Thursday June 29, 2006

JESSE HOGAN, TELECOMMUNICATIONS REPORTER

A COALITION of Telstra's rivals has rubbished the dominant telco's plan to spend $3.1 billion upgrading its broadband network, but still wants Telstra to chip in to build a similar network.

The coalition of nine is made up by AAPT, Internode, iiNet, Macquarie Telecom, PowerTel, Primus, Soul and TransACT.

They proposed shared ownership of a fibre-to-the-node (FTTN) network more than two months ago but have yet to reveal exact details on how the network would be funded, owned and operated.

FTTN involves the building of nodes - mini telephone exchanges - to increase broadband internet connection speeds to 4 million homes and businesses, by ensuring they are within 1.5 kilometres of fibre optic cable.

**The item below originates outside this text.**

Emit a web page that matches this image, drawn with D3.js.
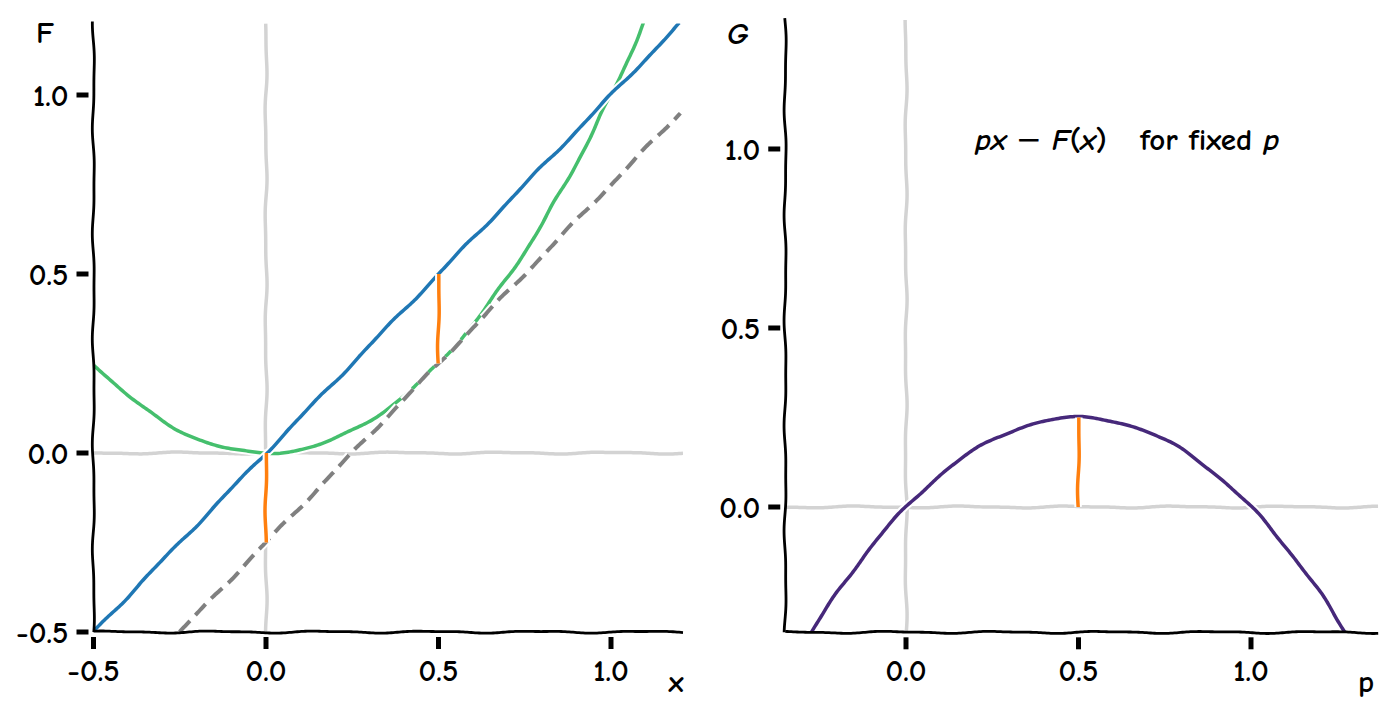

Telstra wants to build an FTTN network in Australia's five biggest cities but will not reveal exact details unless protracted negotiations with the Australian Competition and Consumer Commission are resolved.

The coalition yesterday released a working paper, created by dandolo partners and the Allen Consulting Group on its behalf, which described the Telstra FTTN model as an "ideal technology for an incumbent with anti-competitive ambitions".

"The competitor will be in the same position as an airline offering propeller aircraft in the 1950s when a competitor introduced jets," the report said.

"Because FTTN cannot be unbundled, and under Telstra's proposed network it will control the end-to-end service, the problem of potential sabotage will be profound."

But Telstra spokeswoman Liz Jurman said competitors would be able to offer their own unbundled broadband services on its proposed FTTN network, rather than being forced to re-sell Telstra broadband.

"Telstra's fibre-to-the-node proposal will offer true wholesale competition, yet they are criticising it on the basis of resale competition which is an inferior competition model," she said.

"They have issued a critique that is not based on the facts of our proposal, so their critique is totally lacking in credibility."

Telstra has previously dismissed the coalition's shared ownership plan but it is likely to be raised again today when Telstra chief executive Sol Trujillo addresses the National Press Club in Canberra.